Set the lines down again exactly, first line through the line that contains "radius=1.0, center=(0, 0), wedgeprops=dict(linewidth=0))", with no pictures.
§
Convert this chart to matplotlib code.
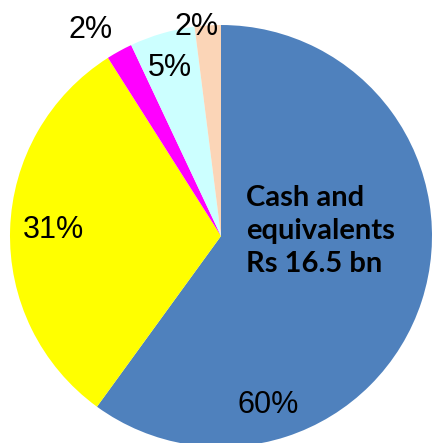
import matplotlib
matplotlib.use("Agg")
import matplotlib.pyplot as plt

# share of total, clockwise from 12 o'clock
shares = [60, 31, 2, 5, 2]
pct_labels = ["60%", "31%", "2%", "5%", "2%"]
colors = ["#4F81BD", "#FFFF00", "#FF00FF", "#CCFFFF", "#FBD5B7"]
# where each % label sits (pie radius = 1, centre = 0,0)
label_xy = [(0.223, -0.80), (-0.796, 0.03), (-0.62, 0.975), (-0.242, 0.795), (-0.118, 0.99)]
callout = "Cash and\nequivalents\nRs 16.5 bn"

fig = plt.figure(figsize=(4.32, 4.43), dpi=100)
ax = fig.add_axes([0, 0, 1, 1])
ax.pie(shares, colors=colors, startangle=90, counterclock=False,
       radius=1.0, center=(0, 0), wedgeprops=dict(linewidth=0))

for (x, y), lab in zip(label_xy, pct_labels):
    ax.text(x, y, lab, fontsize=22, family=["Liberation Sans"],
            ha="center", va="center", color="black")

ax.text(0.12, 0.025, callout, fontsize=21, family=["Lato"], weight="bold",
        ha="left", va="center", linespacing=1.33, color="black")

ax.set_xlim(-221 / 211, 211 / 211)
ax.set_ylim(-207 / 211, 236 / 211)
ax.set_aspect("equal")
ax.axis("off")
fig.savefig("out.png", dpi=100)
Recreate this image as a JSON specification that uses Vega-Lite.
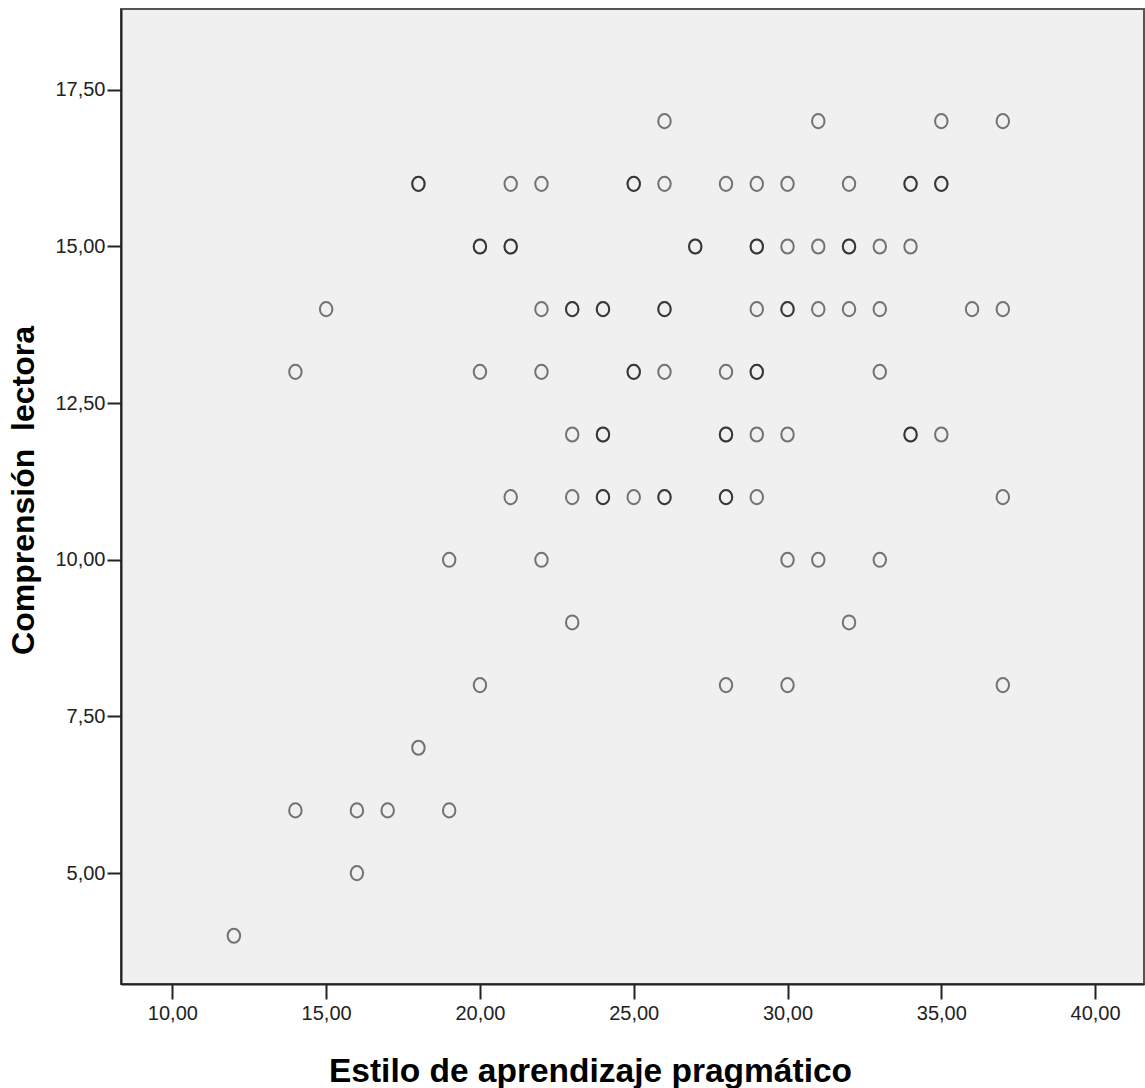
{
  "$schema": "https://vega.github.io/schema/vega-lite/v6.json",
  "autosize": {"type": "none"},
  "width": 1023,
  "height": 975,
  "padding": {"left": 121, "top": 9, "right": 1, "bottom": 104},
  "background": "#ffffff",
  "config": {
    "view": {"fill": "#F0F0F0", "stroke": "#555555", "strokeWidth": 2},
    "axis": {
      "labelFont": "Liberation Sans",
      "labelFontSize": 20,
      "labelColor": "#222222",
      "titleFont": "Liberation Sans",
      "titleFontWeight": "bold",
      "titleColor": "#000000",
      "domainColor": "#222222",
      "domainWidth": 2,
      "tickColor": "#222222",
      "tickWidth": 2,
      "grid": false
    }
  },
  "data": {
    "values": [
      {"x": 26, "y": 17}, {"x": 31, "y": 17}, {"x": 35, "y": 17}, {"x": 37, "y": 17},
      {"x": 18, "y": 16}, {"x": 18, "y": 16}, {"x": 21, "y": 16}, {"x": 22, "y": 16},
      {"x": 25, "y": 16}, {"x": 25, "y": 16}, {"x": 26, "y": 16}, {"x": 28, "y": 16},
      {"x": 29, "y": 16}, {"x": 30, "y": 16}, {"x": 32, "y": 16}, {"x": 34, "y": 16},
      {"x": 34, "y": 16}, {"x": 35, "y": 16}, {"x": 35, "y": 16},
      {"x": 20, "y": 15}, {"x": 20, "y": 15}, {"x": 21, "y": 15}, {"x": 21, "y": 15},
      {"x": 27, "y": 15}, {"x": 27, "y": 15}, {"x": 29, "y": 15}, {"x": 29, "y": 15},
      {"x": 30, "y": 15}, {"x": 31, "y": 15}, {"x": 32, "y": 15}, {"x": 32, "y": 15},
      {"x": 33, "y": 15}, {"x": 34, "y": 15},
      {"x": 15, "y": 14}, {"x": 22, "y": 14}, {"x": 23, "y": 14}, {"x": 23, "y": 14},
      {"x": 24, "y": 14}, {"x": 24, "y": 14}, {"x": 26, "y": 14}, {"x": 26, "y": 14},
      {"x": 29, "y": 14}, {"x": 30, "y": 14}, {"x": 30, "y": 14}, {"x": 31, "y": 14},
      {"x": 32, "y": 14}, {"x": 33, "y": 14}, {"x": 36, "y": 14}, {"x": 37, "y": 14},
      {"x": 14, "y": 13}, {"x": 20, "y": 13}, {"x": 22, "y": 13}, {"x": 25, "y": 13},
      {"x": 25, "y": 13}, {"x": 26, "y": 13}, {"x": 28, "y": 13}, {"x": 29, "y": 13},
      {"x": 29, "y": 13}, {"x": 33, "y": 13},
      {"x": 23, "y": 12}, {"x": 24, "y": 12}, {"x": 24, "y": 12}, {"x": 28, "y": 12},
      {"x": 28, "y": 12}, {"x": 29, "y": 12}, {"x": 30, "y": 12}, {"x": 34, "y": 12},
      {"x": 34, "y": 12}, {"x": 35, "y": 12},
      {"x": 21, "y": 11}, {"x": 23, "y": 11}, {"x": 24, "y": 11}, {"x": 24, "y": 11},
      {"x": 25, "y": 11}, {"x": 26, "y": 11}, {"x": 26, "y": 11}, {"x": 28, "y": 11},
      {"x": 28, "y": 11}, {"x": 29, "y": 11}, {"x": 37, "y": 11},
      {"x": 19, "y": 10}, {"x": 22, "y": 10}, {"x": 30, "y": 10}, {"x": 31, "y": 10},
      {"x": 33, "y": 10},
      {"x": 23, "y": 9}, {"x": 32, "y": 9},
      {"x": 20, "y": 8}, {"x": 28, "y": 8}, {"x": 30, "y": 8}, {"x": 37, "y": 8},
      {"x": 18, "y": 7},
      {"x": 14, "y": 6}, {"x": 16, "y": 6}, {"x": 17, "y": 6}, {"x": 19, "y": 6},
      {"x": 16, "y": 5},
      {"x": 12, "y": 4}
    ]
  },
  "mark": {
    "type": "point",
    "shape": "M0,-1A0.88,1 0 1,1 0,1A0.88,1 0 1,1 0,-1Z",
    "filled": false,
    "size": 200,
    "stroke": "#000000",
    "strokeWidth": 2,
    "strokeOpacity": 0.74,
    "clip": true
  },
  "encoding": {
    "x": {
      "field": "x",
      "type": "quantitative",
      "scale": {"domain": [8.33, 41.59], "nice": false, "zero": false},
      "axis": {
        "title": "Estilo de aprendizaje pragmático",
        "values": [10, 15, 20, 25, 30, 35, 40],
        "labelExpr": "replace(format(datum.value, '.2f'), '.', ',')",
        "tickSize": 15,
        "labelPadding": 4,
        "titleFontSize": 33.5,
        "titleX": 469,
        "titleY": 97,
        "titleAlign": "center",
        "titleBaseline": "alphabetic"
      }
    },
    "y": {
      "field": "y",
      "type": "quantitative",
      "scale": {"domain": [3.23, 18.79], "nice": false, "zero": false},
      "axis": {
        "title": "Comprensión\u00a0 lectora",
        "values": [5, 7.5, 10, 12.5, 15, 17.5],
        "labelExpr": "replace(format(datum.value, '.2f'), '.', ',')",
        "tickSize": 14,
        "labelPadding": 2,
        "titleFontSize": 32,
        "titleX": -88,
        "titleY": 481,
        "titleAngle": -90,
        "titleAlign": "center",
        "titleBaseline": "alphabetic"
      }
    }
  }
}
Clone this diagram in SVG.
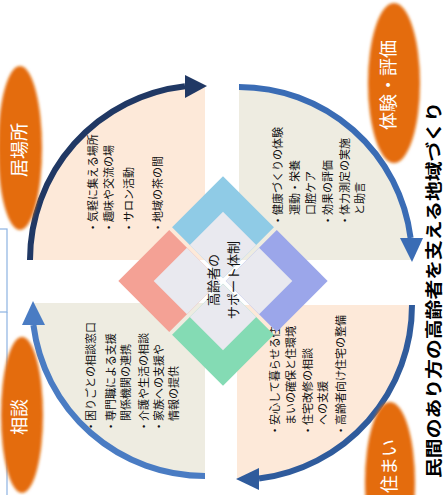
§
Expected output.
Convert this chart to matplotlib code.
import matplotlib
matplotlib.use("Agg")
import matplotlib.pyplot as plt

# share of total, clockwise from 12 o'clock
shares = [60, 31, 2, 5, 2]
pct_labels = ["60%", "31%", "2%", "5%", "2%"]
colors = ["#4F81BD", "#FFFF00", "#FF00FF", "#CCFFFF", "#FBD5B7"]
# where each % label sits (pie radius = 1, centre = 0,0)
label_xy = [(0.223, -0.80), (-0.796, 0.03), (-0.62, 0.975), (-0.242, 0.795), (-0.118, 0.99)]
callout = "Cash and\nequivalents\nRs 16.5 bn"

fig = plt.figure(figsize=(4.32, 4.43), dpi=100)
ax = fig.add_axes([0, 0, 1, 1])
ax.pie(shares, colors=colors, startangle=90, counterclock=False,
       radius=1.0, center=(0, 0), wedgeprops=dict(linewidth=0))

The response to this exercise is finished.